Exactly retype the lines from the top of the data through the line containing "const sigC = ['', '', '', '', '', ''];", leaving out every picture.

> Extracted entries:
## begin
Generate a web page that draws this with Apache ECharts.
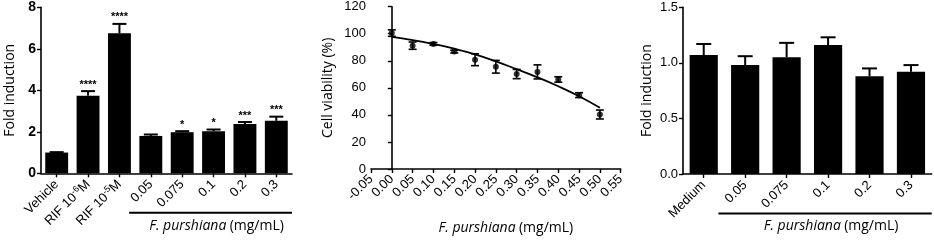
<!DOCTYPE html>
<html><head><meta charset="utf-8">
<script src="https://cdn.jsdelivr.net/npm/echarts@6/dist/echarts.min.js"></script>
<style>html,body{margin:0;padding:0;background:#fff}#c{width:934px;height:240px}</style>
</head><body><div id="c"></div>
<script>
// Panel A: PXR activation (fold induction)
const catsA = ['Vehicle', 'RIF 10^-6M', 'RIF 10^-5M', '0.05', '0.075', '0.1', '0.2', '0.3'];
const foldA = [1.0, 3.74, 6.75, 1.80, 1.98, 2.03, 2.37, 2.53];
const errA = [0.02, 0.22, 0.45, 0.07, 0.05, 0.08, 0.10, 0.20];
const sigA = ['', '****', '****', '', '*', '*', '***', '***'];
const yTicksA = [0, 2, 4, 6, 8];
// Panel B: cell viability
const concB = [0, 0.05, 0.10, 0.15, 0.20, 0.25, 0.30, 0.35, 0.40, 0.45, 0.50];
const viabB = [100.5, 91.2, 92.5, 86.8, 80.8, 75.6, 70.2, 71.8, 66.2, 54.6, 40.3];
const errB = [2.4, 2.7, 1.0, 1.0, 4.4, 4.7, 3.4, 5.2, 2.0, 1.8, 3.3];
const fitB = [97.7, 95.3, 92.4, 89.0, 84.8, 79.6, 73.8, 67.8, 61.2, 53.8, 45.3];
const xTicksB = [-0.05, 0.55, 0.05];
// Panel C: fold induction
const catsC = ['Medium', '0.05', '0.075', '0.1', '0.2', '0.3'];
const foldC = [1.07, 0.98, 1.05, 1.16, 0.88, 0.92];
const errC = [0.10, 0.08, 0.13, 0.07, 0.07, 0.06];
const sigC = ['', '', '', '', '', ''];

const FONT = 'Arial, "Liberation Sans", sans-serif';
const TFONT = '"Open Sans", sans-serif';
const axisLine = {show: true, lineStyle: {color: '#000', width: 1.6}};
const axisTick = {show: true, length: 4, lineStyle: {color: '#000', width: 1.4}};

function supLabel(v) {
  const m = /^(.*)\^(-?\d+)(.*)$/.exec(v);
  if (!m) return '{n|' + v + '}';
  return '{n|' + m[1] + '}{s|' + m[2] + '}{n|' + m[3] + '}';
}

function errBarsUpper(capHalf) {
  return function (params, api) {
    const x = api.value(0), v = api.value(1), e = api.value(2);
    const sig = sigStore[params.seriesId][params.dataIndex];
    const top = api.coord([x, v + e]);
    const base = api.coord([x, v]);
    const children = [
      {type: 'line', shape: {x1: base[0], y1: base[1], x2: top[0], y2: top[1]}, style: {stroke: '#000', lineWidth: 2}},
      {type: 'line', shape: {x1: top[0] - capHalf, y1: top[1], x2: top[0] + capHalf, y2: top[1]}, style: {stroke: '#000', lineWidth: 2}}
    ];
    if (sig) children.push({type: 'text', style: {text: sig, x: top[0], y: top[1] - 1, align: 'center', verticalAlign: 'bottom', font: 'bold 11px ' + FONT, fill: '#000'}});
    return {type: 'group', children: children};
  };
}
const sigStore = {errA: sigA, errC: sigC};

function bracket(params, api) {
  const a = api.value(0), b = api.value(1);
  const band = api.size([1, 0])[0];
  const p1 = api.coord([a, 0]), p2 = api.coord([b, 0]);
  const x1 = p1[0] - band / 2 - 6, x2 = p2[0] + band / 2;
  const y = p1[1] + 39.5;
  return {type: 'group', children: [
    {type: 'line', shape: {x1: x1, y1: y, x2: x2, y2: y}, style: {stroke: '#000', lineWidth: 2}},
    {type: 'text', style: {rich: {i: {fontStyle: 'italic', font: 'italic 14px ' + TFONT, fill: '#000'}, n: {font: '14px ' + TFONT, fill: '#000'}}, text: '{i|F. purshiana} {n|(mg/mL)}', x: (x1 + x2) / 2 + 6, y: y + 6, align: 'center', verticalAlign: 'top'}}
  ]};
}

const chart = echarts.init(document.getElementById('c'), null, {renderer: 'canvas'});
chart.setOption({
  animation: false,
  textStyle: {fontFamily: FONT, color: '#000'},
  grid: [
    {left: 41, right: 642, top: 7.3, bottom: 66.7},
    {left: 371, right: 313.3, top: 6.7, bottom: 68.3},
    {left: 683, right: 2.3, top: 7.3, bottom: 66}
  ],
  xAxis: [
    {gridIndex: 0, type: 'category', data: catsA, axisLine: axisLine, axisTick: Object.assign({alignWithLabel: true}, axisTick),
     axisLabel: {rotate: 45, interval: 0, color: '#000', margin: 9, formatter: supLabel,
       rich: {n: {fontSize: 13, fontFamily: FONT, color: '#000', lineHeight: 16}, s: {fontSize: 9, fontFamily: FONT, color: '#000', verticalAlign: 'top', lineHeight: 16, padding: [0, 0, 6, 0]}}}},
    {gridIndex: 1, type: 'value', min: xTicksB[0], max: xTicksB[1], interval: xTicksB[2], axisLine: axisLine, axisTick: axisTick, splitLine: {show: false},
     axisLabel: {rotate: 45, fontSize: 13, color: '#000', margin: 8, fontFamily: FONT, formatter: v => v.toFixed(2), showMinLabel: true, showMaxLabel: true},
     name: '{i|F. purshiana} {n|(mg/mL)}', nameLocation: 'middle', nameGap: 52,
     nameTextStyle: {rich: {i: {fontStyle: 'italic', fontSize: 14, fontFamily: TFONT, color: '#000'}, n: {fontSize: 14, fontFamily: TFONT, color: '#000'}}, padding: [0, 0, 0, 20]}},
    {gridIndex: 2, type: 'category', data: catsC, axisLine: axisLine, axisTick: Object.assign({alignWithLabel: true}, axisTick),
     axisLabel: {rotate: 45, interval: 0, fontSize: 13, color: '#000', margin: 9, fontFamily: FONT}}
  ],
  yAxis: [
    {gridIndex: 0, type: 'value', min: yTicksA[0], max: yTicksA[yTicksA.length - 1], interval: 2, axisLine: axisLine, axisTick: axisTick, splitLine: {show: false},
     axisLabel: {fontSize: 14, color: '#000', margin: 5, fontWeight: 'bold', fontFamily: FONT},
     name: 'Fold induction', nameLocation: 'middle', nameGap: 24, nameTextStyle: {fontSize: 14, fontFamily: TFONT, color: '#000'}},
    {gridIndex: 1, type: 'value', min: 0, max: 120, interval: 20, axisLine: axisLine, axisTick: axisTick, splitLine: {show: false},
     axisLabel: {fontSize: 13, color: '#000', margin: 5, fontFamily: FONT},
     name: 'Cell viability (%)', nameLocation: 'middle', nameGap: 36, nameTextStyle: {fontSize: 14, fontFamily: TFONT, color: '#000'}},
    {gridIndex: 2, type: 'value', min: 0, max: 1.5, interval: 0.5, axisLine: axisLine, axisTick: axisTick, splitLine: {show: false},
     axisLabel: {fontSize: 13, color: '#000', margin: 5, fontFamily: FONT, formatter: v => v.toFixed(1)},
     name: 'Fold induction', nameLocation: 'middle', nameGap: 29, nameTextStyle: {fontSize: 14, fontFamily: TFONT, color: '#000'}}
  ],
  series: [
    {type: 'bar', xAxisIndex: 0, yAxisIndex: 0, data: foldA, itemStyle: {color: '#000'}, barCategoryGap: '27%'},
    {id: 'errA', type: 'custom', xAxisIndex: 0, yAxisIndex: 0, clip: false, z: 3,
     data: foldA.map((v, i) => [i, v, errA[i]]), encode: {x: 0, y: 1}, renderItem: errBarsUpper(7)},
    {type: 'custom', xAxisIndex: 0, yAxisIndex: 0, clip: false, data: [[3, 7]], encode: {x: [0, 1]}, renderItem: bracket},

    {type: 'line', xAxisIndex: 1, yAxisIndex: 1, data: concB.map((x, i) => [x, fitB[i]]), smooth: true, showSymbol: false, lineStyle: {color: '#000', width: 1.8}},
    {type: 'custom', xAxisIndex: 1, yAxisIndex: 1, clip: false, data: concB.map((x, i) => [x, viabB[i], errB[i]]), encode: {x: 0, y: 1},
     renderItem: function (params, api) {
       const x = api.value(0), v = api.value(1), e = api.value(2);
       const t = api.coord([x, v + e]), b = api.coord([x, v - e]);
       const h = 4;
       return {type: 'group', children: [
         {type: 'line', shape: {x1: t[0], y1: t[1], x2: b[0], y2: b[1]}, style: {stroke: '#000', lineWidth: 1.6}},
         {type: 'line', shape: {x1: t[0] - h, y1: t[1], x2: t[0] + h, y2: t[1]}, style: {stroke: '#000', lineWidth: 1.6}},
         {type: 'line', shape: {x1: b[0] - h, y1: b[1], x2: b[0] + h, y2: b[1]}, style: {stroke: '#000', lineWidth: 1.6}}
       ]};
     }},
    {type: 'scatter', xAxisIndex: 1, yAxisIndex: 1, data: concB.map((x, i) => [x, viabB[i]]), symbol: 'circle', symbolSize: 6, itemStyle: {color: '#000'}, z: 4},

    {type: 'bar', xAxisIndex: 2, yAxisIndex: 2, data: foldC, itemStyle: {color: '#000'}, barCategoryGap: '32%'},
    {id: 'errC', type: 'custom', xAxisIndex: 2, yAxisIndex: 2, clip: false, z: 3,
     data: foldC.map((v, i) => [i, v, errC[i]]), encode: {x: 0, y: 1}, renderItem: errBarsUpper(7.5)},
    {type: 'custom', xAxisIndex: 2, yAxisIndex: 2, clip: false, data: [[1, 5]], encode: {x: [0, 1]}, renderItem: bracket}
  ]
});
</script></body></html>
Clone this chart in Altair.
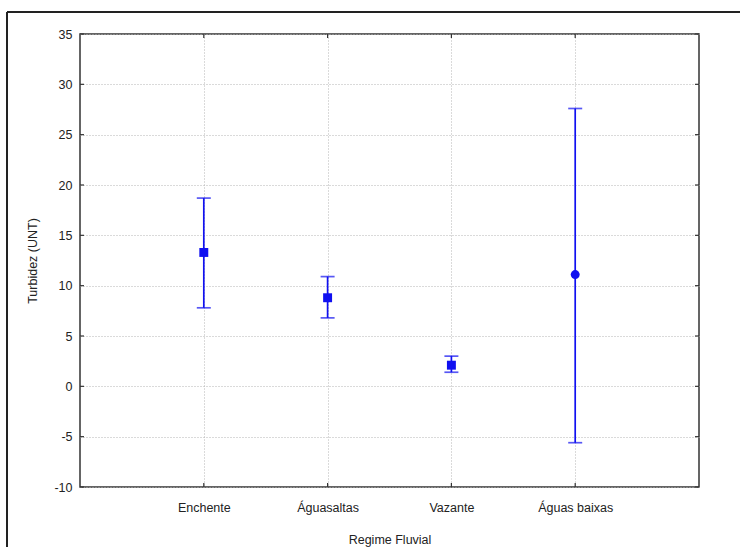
## end
> Result of the task:
Generate a web page that draws this with Apache ECharts.
<!DOCTYPE html>
<html><head><meta charset="utf-8">
<script src="https://cdn.jsdelivr.net/npm/echarts@6/dist/echarts.min.js"></script>
<style>html,body{margin:0;padding:0;background:#fff}#c{width:934px;height:240px}</style>
</head><body><div id="c"></div>
<script>
// Panel A: PXR activation (fold induction)
const catsA = ['Vehicle', 'RIF 10^-6M', 'RIF 10^-5M', '0.05', '0.075', '0.1', '0.2', '0.3'];
const foldA = [1.0, 3.74, 6.75, 1.80, 1.98, 2.03, 2.37, 2.53];
const errA = [0.02, 0.22, 0.45, 0.07, 0.05, 0.08, 0.10, 0.20];
const sigA = ['', '****', '****', '', '*', '*', '***', '***'];
const yTicksA = [0, 2, 4, 6, 8];
// Panel B: cell viability
const concB = [0, 0.05, 0.10, 0.15, 0.20, 0.25, 0.30, 0.35, 0.40, 0.45, 0.50];
const viabB = [100.5, 91.2, 92.5, 86.8, 80.8, 75.6, 70.2, 71.8, 66.2, 54.6, 40.3];
const errB = [2.4, 2.7, 1.0, 1.0, 4.4, 4.7, 3.4, 5.2, 2.0, 1.8, 3.3];
const fitB = [97.7, 95.3, 92.4, 89.0, 84.8, 79.6, 73.8, 67.8, 61.2, 53.8, 45.3];
const xTicksB = [-0.05, 0.55, 0.05];
// Panel C: fold induction
const catsC = ['Medium', '0.05', '0.075', '0.1', '0.2', '0.3'];
const foldC = [1.07, 0.98, 1.05, 1.16, 0.88, 0.92];
const errC = [0.10, 0.08, 0.13, 0.07, 0.07, 0.06];
const sigC = ['', '', '', '', '', ''];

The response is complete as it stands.